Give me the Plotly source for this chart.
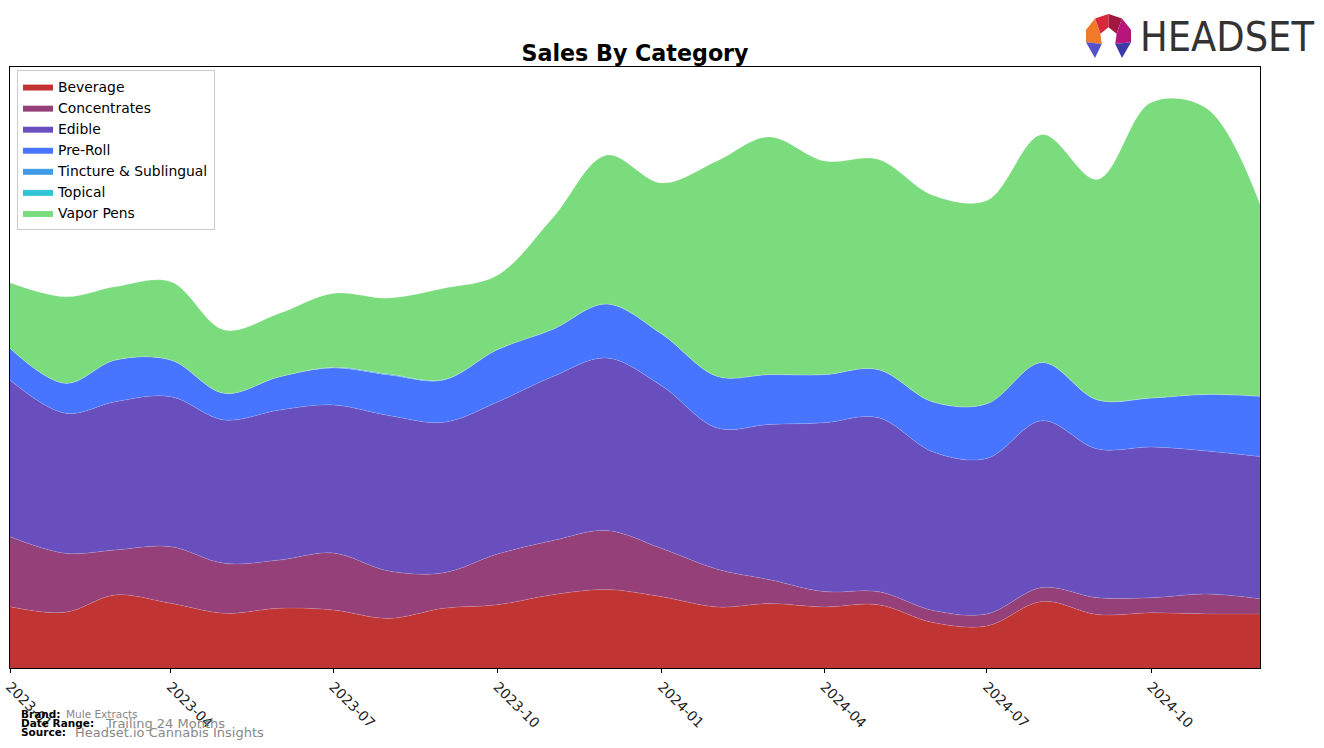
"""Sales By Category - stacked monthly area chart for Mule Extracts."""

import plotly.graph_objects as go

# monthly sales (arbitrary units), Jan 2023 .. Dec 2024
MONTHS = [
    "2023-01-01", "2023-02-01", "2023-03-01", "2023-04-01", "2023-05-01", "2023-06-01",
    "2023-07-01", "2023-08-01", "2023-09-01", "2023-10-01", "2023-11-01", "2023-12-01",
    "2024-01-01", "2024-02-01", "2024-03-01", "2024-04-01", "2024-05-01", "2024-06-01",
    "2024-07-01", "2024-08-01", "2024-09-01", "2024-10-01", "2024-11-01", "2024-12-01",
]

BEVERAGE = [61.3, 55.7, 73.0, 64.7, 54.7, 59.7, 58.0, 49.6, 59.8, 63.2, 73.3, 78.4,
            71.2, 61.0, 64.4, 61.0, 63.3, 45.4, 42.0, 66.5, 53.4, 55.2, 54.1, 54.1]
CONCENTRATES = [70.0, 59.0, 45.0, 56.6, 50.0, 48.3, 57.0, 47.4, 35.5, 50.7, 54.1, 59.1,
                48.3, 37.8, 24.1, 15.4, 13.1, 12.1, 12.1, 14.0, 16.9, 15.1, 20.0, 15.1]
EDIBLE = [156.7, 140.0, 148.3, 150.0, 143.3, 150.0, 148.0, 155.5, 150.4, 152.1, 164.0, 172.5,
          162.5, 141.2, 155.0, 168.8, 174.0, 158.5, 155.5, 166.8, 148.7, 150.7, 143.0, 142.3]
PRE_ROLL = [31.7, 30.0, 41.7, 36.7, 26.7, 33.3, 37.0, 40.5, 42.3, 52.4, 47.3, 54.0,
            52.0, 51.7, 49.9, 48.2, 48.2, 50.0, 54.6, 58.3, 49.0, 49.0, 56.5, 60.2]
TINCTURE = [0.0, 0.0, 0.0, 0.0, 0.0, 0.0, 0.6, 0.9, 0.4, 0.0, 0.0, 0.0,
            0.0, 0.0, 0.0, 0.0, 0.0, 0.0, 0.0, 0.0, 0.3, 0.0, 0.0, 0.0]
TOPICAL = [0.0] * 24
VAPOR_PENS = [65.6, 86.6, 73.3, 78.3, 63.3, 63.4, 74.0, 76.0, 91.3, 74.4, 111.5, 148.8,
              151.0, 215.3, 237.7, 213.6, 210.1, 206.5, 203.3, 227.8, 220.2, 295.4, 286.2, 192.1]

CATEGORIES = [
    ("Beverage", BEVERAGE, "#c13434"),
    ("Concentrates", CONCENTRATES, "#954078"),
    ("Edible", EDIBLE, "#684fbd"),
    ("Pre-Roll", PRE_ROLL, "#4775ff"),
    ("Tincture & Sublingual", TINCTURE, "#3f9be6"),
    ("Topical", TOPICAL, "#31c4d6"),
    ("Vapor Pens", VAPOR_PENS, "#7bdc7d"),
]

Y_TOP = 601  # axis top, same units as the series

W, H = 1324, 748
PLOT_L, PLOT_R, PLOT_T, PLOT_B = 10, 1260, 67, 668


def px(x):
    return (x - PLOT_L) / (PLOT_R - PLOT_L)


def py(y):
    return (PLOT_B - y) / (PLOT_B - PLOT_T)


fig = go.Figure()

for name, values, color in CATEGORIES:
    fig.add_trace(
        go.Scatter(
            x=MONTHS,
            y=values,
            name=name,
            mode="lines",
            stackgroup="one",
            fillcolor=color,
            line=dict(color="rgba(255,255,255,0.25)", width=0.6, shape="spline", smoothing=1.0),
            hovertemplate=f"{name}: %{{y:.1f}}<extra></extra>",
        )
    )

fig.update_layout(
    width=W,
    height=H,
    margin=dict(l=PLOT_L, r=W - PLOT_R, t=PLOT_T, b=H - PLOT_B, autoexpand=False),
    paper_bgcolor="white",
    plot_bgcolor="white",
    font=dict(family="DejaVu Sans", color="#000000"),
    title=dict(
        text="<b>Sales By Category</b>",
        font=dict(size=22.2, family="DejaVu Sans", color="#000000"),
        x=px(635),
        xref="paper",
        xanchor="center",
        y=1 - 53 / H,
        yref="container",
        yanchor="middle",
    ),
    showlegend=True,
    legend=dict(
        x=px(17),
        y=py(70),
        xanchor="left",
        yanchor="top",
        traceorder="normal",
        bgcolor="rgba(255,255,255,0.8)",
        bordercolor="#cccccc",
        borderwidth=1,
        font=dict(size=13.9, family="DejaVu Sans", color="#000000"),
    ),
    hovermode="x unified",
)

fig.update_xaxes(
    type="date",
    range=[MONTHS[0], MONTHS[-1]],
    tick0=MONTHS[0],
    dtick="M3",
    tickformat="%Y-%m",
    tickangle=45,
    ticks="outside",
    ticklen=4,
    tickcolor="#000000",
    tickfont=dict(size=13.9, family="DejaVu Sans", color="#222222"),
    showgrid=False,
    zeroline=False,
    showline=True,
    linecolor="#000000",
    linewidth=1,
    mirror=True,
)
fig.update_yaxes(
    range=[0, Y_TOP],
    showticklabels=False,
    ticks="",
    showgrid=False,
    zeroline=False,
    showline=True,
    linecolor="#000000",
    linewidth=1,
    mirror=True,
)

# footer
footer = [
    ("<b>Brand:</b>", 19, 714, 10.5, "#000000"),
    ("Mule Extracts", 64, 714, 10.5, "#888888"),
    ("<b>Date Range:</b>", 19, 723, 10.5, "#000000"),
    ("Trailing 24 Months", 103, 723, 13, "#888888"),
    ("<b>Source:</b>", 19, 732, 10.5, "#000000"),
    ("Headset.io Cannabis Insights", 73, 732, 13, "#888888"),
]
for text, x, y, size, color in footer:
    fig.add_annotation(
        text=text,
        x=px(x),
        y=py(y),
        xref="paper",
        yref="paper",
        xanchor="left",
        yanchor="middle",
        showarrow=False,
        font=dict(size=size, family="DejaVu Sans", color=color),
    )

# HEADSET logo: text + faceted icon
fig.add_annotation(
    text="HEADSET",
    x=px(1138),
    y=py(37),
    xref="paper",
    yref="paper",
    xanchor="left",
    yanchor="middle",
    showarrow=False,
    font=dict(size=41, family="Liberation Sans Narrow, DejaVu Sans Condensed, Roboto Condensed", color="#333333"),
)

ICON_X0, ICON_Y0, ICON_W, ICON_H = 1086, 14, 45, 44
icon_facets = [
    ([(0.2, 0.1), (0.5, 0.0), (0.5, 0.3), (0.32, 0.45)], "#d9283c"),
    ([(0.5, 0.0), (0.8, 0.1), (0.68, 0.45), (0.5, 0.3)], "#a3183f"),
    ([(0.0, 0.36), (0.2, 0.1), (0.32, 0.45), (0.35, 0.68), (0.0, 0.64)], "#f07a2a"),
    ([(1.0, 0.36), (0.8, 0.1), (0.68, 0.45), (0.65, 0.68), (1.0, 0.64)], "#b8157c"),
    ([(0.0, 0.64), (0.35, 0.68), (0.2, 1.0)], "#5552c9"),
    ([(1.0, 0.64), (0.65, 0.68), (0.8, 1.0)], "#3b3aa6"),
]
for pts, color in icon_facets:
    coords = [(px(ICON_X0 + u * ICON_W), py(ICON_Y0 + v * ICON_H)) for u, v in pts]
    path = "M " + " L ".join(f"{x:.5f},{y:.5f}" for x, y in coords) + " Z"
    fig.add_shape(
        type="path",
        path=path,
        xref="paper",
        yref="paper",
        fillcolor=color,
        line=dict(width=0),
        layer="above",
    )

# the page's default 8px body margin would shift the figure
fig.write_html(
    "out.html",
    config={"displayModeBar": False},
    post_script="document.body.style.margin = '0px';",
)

━━━━━━━━━━━━━━━━━━━━━━━━━━━━━━

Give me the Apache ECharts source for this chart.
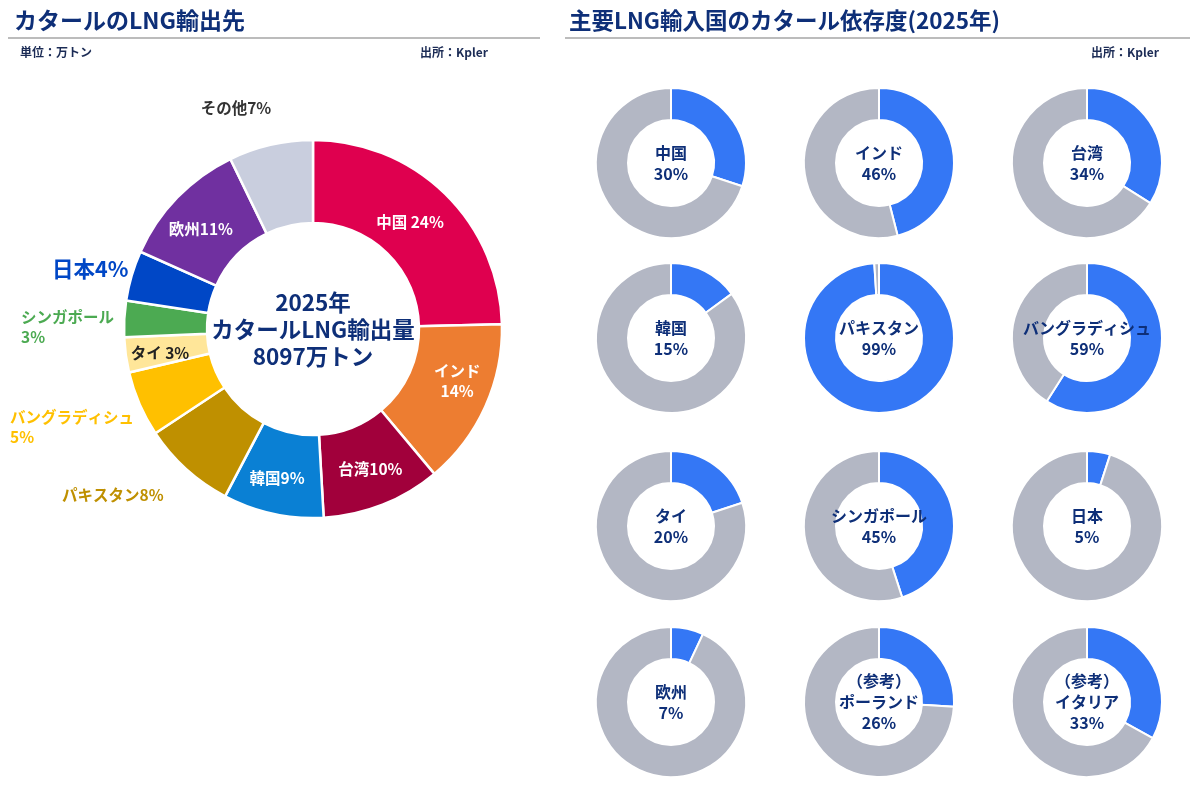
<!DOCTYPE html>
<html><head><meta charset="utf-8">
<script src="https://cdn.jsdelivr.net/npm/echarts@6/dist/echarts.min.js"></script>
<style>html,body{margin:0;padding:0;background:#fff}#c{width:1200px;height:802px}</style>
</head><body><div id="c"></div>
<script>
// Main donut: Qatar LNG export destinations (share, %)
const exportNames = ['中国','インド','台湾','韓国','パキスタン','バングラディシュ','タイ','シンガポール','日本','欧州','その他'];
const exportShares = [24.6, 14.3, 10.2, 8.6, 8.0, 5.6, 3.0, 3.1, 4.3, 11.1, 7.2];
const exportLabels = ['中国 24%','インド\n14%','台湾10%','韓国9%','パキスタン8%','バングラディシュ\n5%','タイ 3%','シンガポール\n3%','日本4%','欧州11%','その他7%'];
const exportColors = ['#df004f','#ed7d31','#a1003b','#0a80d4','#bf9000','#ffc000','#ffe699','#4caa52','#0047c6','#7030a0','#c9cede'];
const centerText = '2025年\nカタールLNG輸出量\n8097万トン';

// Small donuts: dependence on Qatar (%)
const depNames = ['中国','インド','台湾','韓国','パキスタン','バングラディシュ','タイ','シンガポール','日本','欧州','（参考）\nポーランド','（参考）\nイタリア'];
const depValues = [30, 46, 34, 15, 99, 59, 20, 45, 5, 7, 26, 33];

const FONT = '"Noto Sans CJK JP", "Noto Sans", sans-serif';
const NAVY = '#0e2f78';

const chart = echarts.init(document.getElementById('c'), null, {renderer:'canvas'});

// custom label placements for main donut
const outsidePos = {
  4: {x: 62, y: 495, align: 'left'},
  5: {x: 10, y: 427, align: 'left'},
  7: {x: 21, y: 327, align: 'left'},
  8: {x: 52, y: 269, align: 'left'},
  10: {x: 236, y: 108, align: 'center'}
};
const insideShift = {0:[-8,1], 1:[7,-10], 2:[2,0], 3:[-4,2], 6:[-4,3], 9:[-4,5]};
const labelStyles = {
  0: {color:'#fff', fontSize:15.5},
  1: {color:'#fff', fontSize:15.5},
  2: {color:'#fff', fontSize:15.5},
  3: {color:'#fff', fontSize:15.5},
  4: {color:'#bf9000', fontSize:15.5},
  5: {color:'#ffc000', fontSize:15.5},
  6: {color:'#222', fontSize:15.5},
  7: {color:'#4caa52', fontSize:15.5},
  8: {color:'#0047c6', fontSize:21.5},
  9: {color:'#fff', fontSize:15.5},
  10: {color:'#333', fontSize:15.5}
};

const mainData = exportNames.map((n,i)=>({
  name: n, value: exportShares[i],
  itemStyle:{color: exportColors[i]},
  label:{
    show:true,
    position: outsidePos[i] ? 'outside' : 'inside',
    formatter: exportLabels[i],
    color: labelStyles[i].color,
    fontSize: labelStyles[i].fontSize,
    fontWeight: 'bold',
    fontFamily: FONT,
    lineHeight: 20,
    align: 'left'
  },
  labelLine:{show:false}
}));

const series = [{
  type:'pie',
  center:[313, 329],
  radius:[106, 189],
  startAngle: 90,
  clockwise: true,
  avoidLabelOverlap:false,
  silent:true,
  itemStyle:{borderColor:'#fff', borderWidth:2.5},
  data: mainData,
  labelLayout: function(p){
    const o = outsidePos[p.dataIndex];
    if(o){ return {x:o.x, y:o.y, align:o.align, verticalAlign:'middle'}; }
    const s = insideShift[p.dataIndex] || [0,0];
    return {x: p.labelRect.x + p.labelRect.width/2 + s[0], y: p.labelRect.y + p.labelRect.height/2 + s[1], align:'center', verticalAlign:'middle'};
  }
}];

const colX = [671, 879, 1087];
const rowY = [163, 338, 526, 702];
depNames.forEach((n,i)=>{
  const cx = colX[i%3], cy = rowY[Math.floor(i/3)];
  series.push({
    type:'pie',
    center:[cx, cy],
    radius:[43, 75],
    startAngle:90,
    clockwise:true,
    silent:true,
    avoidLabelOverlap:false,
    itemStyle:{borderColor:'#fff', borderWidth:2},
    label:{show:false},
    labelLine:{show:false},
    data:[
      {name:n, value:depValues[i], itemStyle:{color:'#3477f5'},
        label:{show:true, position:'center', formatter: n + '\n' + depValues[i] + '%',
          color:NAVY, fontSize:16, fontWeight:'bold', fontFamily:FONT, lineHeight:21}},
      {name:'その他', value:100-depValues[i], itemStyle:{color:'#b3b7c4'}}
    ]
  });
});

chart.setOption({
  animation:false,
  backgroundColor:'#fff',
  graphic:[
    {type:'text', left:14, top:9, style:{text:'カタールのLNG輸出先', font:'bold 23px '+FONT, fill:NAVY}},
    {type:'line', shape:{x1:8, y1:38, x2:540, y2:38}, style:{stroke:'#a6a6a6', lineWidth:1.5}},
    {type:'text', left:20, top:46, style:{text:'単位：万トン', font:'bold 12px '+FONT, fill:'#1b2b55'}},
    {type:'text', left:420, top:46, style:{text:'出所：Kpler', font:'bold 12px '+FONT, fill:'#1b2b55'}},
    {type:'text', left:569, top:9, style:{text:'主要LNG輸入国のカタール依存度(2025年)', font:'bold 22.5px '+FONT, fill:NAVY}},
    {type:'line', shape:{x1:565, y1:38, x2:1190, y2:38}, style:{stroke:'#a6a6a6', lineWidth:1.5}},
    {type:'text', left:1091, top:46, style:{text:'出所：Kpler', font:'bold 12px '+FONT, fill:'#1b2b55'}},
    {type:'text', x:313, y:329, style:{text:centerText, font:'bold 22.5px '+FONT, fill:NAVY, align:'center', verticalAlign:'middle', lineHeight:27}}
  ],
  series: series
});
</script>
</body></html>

━━━━━━━━━━━━━━━━━━━━━━━━━━━━━━

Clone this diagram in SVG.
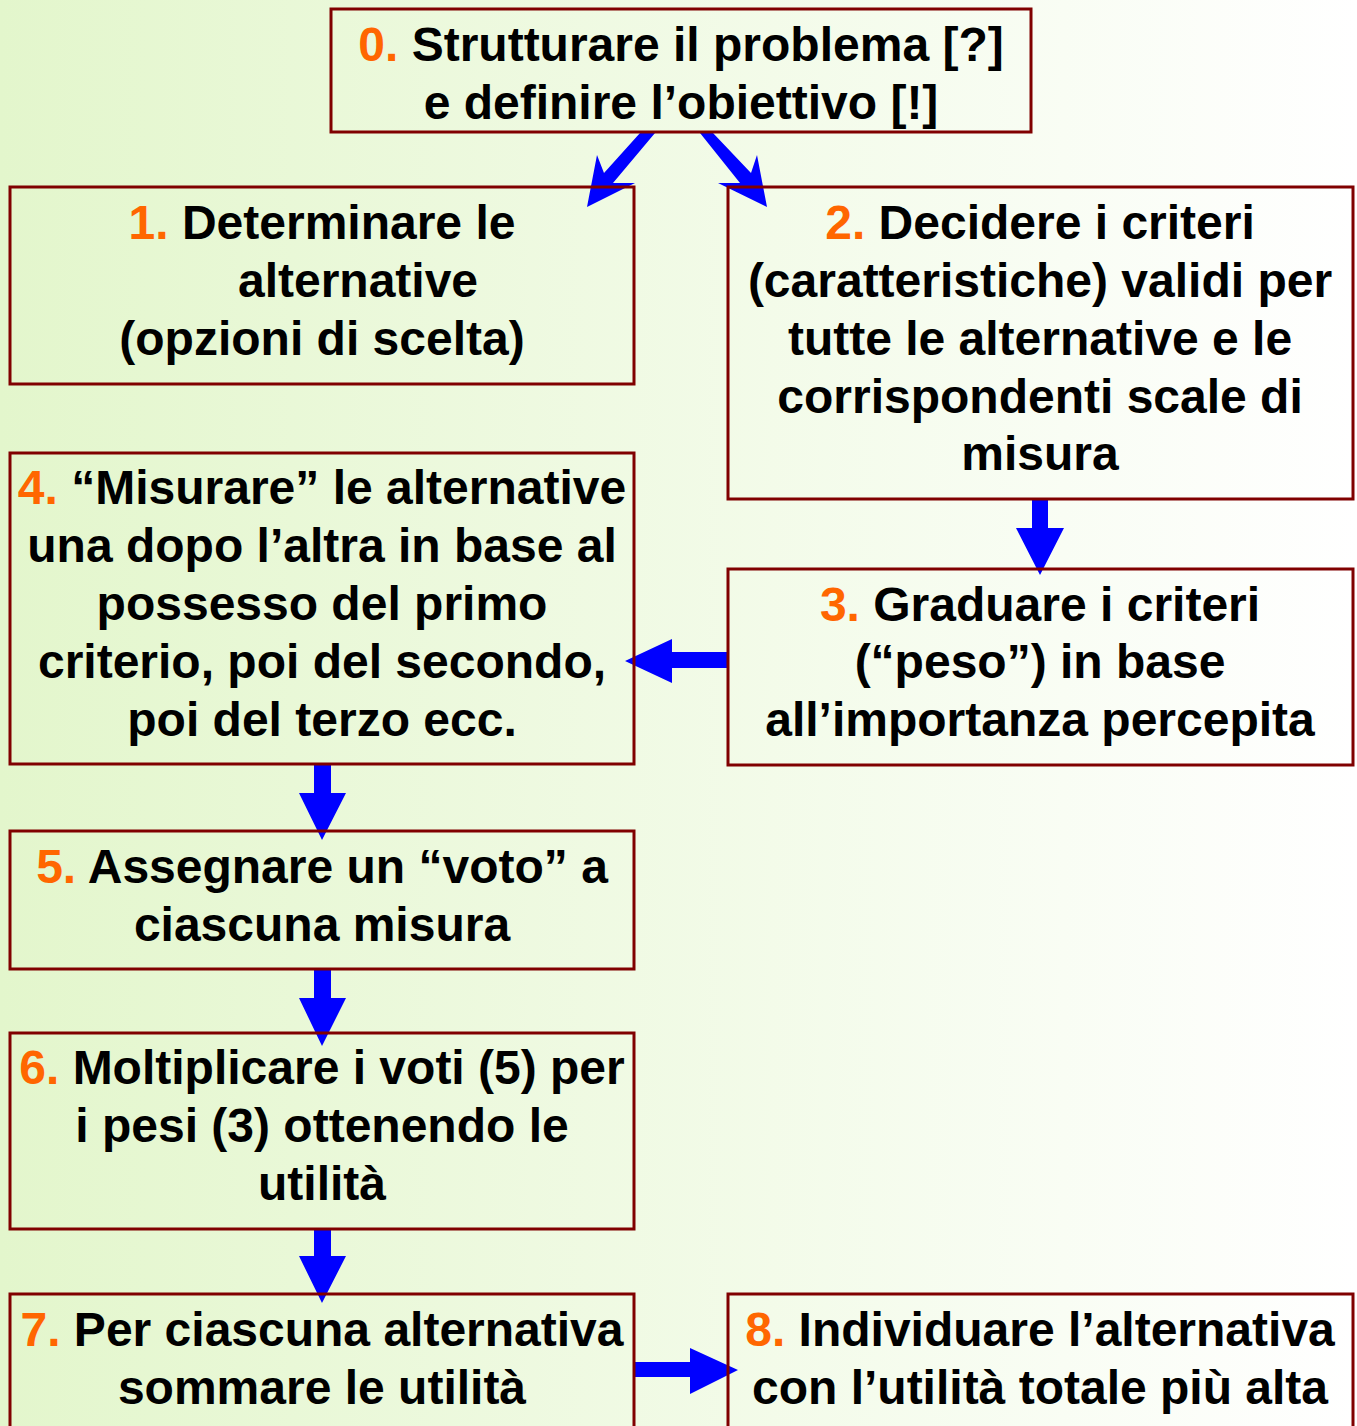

━━━━━━━━━━━━━━━━━━━━━━━━━━━━━━

Your goal :: Out of the records above, set down only the lines from the one that contains "Give me the Plotly source for this chart." through the one that contains "import plotly.graph_objects as go", unchanged and without the pictures.

Output of the task ::
Give me the Plotly source for this chart.
"""Sales By Category - stacked monthly area chart for Mule Extracts."""

import plotly.graph_objects as go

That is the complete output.